Of course, to be useful at trial, the computer forensic evidence must be admissible, and a common admissibility issue with computer forensic evidence is showing that it is reliable and authentic. Under Federal Rule of Evidence 901(b)(9), a party seeking to admit forensic evidence will need to offer testimony demonstrating that the processes or systems used to extract the forensic evidence were executed with reliable procedures that produce accurate results. This could be shown, e.g., through testimony that the forensic expert regularly works with and relies on the software used to extract and analyze the forensic evidence. See United States v. Lizarraga-Tirado, 789 F.3d 1107, 1110 (9th Cir. 2015) (authentication requirement that Google Earth produces reliable and accurate digital tack and coordinates can be satisfied with testimony from “a witness who frequently works with and relies on the program.”). Rule 902(b)(13) and (14) permits a similar showing to be made through a certification by a qualified person rather than testimony.

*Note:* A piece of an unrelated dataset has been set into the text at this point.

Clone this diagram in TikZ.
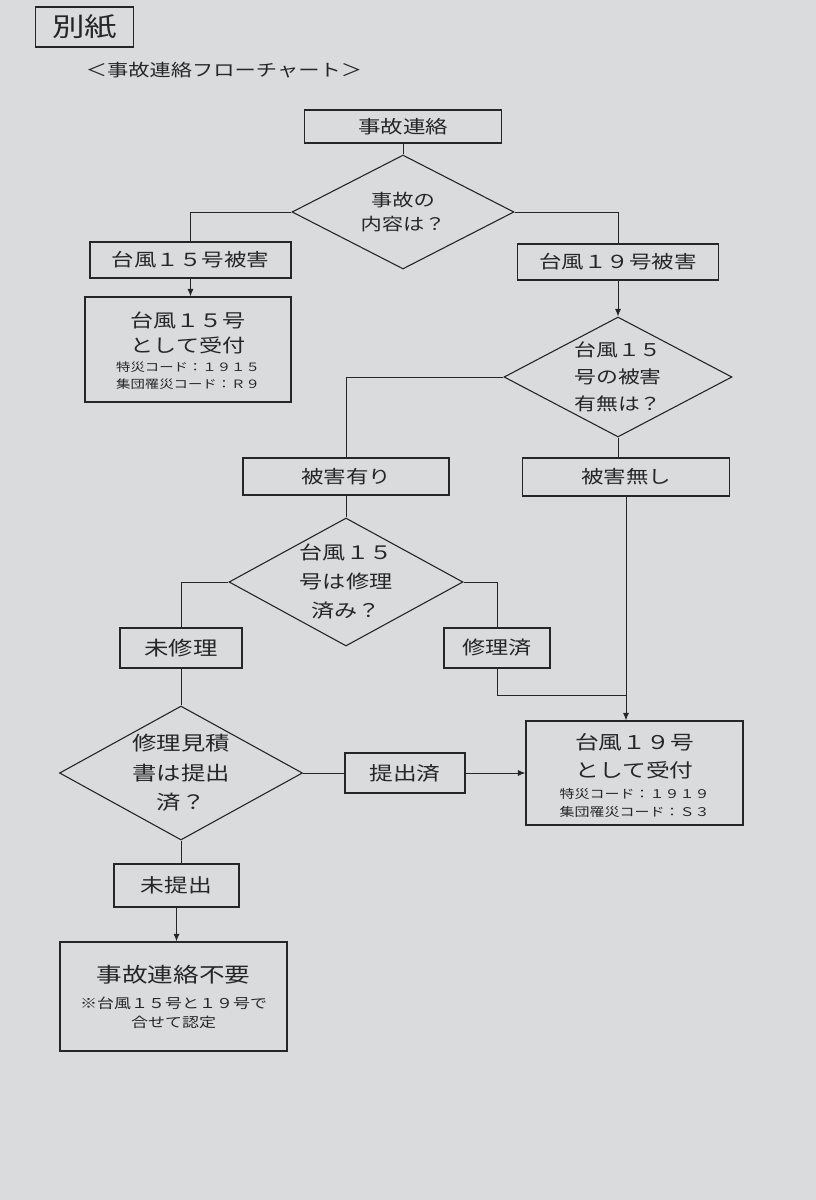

In sum, if a company is faced with a situation where a former employee is suspected or known to have illicitly taken confidential company information, a company should at least consider (i) investigating and analyzing any internal digital logging system, such as software that logs employee access to internal corporate networks, servers, and sensitive company data for unusual or suspicious activity, and (ii) collecting all company-owned electronic devices from the former employee and imaging those devices to preserve the data. If the situation leads to litigation, it is generally recommended to (i) seek early discovery of the former employee’s personal electronic devices in order to ensure that any relevant computer forensic evidence is preserved, (ii) hire a reputable, experienced outside forensic expert to investigate both the employer-provided and personal electronic devices, and (iii) instruct the forensic expert to keep meticulous records of all steps taken to extract any forensic data, so that he or she is able to authenticate that data at trial. Of course, these are just some high-level examples of steps companies can and should consider— this list is not intended to be exhaustive. Different fact patterns may demand additional or different steps and investigative tactics, and each case should be assessed on its own merits.